**EXERCISE AIM:** Your task is to give the number of lines in the listing that include "this", and nothing else.

Records from a dataset
<<<<

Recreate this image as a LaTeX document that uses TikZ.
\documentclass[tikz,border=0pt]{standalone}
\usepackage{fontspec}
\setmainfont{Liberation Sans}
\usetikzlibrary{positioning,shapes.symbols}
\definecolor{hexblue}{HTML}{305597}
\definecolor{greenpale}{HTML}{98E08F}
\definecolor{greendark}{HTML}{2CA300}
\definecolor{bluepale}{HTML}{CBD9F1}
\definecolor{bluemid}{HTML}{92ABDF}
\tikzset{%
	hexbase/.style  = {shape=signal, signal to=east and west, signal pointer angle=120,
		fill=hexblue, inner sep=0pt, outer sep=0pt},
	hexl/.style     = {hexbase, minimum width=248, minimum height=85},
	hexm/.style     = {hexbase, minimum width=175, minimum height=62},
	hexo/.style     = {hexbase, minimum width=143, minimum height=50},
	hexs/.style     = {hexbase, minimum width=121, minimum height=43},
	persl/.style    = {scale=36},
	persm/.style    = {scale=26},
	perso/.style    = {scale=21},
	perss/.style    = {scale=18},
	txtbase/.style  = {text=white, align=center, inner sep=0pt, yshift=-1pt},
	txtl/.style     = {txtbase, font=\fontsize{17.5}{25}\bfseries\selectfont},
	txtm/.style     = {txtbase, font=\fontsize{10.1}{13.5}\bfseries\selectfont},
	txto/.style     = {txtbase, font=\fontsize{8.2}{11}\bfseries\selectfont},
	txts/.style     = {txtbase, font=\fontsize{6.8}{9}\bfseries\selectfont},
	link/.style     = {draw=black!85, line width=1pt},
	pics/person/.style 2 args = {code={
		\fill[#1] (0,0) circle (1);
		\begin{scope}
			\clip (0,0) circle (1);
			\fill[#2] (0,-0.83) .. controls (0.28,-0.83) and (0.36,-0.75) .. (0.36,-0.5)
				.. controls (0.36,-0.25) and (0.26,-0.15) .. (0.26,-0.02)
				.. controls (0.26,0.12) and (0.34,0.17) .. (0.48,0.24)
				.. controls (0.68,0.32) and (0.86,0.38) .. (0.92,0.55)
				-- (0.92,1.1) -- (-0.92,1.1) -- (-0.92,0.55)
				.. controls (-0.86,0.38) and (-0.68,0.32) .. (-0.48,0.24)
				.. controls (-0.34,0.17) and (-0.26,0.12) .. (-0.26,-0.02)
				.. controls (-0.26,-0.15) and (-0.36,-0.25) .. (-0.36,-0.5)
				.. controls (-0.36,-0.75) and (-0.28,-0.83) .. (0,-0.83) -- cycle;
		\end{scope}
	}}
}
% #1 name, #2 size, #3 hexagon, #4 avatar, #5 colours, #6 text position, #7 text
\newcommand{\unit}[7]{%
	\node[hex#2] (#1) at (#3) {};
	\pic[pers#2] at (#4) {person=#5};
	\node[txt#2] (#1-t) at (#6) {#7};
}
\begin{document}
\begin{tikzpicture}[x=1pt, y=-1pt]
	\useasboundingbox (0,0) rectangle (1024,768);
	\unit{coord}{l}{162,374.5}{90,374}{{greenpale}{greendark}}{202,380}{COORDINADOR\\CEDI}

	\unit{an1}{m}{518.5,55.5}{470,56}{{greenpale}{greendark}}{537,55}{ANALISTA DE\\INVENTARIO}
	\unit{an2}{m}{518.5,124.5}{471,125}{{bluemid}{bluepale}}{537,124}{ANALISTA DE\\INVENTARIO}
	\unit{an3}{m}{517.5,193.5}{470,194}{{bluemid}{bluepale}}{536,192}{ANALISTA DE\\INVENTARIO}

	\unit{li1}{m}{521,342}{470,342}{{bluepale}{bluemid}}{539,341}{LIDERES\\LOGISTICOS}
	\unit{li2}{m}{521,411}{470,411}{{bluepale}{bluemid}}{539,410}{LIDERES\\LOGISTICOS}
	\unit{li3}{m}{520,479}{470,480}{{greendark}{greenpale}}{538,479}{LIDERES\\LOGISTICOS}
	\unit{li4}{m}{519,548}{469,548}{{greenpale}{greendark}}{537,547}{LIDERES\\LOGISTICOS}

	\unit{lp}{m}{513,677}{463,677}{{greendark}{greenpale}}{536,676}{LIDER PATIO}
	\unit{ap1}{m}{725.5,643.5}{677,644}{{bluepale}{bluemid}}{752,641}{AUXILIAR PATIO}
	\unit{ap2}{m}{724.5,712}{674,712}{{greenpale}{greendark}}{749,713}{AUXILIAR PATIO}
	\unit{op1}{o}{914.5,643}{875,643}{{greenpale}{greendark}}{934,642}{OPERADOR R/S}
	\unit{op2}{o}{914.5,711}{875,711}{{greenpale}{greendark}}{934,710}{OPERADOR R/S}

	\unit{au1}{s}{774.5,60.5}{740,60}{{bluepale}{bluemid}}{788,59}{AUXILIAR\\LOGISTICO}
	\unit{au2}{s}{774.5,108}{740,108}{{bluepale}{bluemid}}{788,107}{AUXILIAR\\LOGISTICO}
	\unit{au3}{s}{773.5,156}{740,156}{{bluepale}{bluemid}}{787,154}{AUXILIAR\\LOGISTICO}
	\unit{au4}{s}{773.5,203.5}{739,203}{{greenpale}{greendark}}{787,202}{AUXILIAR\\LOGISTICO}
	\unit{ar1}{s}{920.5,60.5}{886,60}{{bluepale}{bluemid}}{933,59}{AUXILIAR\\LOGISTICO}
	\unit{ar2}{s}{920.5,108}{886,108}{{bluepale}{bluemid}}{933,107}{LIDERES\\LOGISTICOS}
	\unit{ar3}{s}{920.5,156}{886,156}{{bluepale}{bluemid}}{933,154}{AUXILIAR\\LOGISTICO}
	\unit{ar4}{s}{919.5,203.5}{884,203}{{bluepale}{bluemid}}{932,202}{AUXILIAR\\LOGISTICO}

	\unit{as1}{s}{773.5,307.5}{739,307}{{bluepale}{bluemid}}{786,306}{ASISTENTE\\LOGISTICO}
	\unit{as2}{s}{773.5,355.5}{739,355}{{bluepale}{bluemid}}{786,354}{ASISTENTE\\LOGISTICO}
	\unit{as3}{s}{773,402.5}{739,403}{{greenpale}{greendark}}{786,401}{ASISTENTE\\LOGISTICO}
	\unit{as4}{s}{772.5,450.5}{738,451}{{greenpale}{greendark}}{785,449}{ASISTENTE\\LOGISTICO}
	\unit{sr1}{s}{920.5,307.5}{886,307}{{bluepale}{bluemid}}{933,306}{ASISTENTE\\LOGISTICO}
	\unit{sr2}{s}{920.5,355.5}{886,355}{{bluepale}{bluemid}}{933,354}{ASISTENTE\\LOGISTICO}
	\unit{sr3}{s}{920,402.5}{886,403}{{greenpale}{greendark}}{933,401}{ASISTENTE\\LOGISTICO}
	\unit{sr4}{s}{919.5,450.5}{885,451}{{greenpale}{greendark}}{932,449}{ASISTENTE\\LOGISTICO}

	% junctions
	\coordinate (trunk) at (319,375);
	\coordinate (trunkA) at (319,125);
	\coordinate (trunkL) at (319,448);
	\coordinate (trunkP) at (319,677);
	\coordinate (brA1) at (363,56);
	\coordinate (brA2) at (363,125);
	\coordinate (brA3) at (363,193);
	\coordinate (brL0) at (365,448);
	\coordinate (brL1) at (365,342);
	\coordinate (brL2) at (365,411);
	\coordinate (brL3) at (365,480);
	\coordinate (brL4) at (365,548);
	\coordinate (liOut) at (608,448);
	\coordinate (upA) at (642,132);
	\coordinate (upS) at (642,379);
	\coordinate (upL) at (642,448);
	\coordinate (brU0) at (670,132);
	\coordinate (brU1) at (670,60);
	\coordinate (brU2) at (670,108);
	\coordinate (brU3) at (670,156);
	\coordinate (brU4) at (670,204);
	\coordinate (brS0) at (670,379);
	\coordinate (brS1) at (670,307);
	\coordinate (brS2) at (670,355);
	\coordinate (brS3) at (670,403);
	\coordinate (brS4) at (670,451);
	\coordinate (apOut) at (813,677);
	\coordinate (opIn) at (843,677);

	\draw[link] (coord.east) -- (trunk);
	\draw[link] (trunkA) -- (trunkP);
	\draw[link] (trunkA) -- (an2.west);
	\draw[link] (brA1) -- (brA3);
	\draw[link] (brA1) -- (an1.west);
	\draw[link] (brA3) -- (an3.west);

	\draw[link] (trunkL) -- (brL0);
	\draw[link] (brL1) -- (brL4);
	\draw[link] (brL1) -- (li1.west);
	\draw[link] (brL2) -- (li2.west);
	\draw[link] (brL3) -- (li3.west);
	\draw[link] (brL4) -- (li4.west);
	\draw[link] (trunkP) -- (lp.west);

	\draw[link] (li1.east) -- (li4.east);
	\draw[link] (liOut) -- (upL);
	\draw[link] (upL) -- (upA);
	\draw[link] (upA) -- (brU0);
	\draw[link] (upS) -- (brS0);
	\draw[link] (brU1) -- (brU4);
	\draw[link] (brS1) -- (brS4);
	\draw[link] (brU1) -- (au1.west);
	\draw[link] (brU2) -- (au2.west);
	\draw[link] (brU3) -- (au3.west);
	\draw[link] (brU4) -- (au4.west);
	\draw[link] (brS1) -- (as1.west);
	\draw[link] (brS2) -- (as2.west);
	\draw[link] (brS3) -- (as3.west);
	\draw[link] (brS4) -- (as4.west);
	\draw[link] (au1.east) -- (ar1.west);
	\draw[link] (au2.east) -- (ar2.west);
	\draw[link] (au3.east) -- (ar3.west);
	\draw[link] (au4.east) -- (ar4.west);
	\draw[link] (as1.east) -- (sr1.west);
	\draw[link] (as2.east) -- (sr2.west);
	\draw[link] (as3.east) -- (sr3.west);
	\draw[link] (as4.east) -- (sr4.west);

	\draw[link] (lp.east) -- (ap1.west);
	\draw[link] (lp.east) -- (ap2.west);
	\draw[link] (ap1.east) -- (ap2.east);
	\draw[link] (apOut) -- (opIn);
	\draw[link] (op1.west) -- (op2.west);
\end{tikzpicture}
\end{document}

>>>>
<<<<

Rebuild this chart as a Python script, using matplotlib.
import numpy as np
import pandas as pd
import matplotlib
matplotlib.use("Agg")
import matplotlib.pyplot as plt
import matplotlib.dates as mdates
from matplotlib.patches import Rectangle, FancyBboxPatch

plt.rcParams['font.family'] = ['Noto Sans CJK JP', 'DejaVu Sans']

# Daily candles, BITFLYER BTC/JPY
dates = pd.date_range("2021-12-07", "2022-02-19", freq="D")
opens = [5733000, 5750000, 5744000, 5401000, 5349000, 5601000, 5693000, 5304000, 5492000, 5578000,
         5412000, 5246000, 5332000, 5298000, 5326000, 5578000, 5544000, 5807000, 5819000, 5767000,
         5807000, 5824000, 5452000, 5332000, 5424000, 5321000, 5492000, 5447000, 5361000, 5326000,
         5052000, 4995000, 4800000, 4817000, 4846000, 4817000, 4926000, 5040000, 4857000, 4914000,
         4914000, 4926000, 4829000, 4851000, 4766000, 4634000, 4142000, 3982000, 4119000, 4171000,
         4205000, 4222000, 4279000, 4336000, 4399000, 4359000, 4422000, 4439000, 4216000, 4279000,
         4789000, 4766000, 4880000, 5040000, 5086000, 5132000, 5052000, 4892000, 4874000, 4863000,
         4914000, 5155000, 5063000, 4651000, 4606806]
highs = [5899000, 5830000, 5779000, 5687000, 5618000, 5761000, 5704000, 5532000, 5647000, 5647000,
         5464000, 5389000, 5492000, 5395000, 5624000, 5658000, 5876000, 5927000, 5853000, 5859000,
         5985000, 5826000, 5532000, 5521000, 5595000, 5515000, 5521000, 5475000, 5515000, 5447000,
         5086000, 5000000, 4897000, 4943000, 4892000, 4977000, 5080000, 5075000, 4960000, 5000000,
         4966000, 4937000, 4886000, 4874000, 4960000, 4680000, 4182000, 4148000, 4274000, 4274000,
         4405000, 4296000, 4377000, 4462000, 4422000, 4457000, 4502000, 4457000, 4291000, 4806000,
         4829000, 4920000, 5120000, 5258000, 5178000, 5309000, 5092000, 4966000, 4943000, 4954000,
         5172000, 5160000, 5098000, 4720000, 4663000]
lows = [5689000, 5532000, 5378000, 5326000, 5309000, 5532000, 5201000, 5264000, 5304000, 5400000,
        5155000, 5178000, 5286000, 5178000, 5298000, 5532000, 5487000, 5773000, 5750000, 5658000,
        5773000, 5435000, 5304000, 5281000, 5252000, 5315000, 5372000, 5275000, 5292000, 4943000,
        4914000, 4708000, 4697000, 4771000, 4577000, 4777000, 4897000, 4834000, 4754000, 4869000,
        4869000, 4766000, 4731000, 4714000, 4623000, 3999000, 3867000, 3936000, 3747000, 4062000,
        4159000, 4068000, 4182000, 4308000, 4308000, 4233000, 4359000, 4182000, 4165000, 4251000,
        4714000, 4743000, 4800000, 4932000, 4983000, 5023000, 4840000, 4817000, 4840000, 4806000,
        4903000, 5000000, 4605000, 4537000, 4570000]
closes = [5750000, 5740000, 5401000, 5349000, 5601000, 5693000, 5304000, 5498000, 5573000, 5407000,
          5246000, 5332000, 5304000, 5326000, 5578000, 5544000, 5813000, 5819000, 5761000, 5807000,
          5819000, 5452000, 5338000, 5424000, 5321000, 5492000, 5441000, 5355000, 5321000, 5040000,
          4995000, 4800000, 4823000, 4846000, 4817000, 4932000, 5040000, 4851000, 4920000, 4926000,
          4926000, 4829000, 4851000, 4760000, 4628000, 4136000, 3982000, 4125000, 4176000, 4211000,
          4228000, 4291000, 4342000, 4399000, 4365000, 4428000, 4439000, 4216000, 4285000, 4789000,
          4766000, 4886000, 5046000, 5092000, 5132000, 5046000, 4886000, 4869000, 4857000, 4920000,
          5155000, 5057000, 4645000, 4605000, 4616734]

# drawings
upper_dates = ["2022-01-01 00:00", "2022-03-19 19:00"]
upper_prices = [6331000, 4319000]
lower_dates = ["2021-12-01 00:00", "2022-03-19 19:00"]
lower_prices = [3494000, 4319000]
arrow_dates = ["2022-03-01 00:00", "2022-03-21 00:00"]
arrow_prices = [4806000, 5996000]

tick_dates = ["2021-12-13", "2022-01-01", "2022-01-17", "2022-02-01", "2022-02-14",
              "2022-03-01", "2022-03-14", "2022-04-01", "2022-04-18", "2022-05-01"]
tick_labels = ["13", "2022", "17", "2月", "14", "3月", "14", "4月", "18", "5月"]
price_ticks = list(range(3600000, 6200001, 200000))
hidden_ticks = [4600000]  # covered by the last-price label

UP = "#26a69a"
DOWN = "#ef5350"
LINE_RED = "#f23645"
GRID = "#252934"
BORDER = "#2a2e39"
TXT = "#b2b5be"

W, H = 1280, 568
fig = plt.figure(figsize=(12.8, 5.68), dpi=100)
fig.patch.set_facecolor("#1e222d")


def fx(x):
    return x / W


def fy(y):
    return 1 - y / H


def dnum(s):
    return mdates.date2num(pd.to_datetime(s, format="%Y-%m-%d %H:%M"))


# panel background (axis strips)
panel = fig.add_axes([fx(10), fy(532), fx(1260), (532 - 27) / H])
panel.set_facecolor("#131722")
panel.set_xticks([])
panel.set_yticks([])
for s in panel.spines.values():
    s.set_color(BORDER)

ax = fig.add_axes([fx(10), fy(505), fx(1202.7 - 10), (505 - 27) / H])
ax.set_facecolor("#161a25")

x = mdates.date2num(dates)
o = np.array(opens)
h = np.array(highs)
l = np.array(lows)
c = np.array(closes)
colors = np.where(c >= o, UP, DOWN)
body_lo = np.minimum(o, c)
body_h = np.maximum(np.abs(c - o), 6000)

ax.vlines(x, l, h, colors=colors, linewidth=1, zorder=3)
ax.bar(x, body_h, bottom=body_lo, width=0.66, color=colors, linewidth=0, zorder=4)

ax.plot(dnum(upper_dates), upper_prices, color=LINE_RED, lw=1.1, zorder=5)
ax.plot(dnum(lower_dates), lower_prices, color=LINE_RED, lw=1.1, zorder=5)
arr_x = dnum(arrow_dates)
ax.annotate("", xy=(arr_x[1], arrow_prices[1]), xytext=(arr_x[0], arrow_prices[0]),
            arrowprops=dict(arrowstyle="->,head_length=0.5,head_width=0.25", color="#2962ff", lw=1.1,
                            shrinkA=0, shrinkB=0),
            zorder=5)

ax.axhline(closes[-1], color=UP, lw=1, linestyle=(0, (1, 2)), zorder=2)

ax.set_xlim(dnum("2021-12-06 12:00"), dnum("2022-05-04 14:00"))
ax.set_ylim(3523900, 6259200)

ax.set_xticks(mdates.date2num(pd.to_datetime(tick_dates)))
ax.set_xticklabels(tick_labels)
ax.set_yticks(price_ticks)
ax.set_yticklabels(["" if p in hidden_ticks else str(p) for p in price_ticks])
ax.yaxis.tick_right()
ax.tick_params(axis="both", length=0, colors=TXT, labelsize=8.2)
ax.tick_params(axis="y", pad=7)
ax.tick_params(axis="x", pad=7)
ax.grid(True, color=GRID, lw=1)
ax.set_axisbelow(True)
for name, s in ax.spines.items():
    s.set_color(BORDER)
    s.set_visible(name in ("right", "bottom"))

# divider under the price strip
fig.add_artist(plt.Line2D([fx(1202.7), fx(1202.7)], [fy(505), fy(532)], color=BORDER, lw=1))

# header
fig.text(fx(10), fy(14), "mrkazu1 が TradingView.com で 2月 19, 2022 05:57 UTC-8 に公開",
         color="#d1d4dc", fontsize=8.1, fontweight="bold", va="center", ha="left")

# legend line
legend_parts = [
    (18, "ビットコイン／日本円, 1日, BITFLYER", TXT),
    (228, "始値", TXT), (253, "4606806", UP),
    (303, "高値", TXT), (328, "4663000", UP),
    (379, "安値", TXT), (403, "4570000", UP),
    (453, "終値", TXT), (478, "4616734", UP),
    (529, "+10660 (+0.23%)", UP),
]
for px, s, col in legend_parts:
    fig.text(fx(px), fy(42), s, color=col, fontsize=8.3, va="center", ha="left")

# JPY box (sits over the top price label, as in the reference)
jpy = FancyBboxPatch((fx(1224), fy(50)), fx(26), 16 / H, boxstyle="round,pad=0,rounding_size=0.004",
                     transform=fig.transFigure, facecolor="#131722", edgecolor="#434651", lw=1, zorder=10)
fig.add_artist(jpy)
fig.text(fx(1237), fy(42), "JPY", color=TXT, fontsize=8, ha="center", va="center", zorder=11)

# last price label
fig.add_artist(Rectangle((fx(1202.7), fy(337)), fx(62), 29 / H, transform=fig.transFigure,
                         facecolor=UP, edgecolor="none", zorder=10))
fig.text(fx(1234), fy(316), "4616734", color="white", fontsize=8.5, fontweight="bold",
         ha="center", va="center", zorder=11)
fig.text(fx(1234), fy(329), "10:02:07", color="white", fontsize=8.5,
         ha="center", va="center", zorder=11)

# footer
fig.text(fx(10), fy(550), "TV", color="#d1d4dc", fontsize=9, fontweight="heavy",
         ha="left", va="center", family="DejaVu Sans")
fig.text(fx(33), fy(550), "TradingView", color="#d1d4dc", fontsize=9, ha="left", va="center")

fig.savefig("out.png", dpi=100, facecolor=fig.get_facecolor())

>>>>

**THE OUTPUT:** 2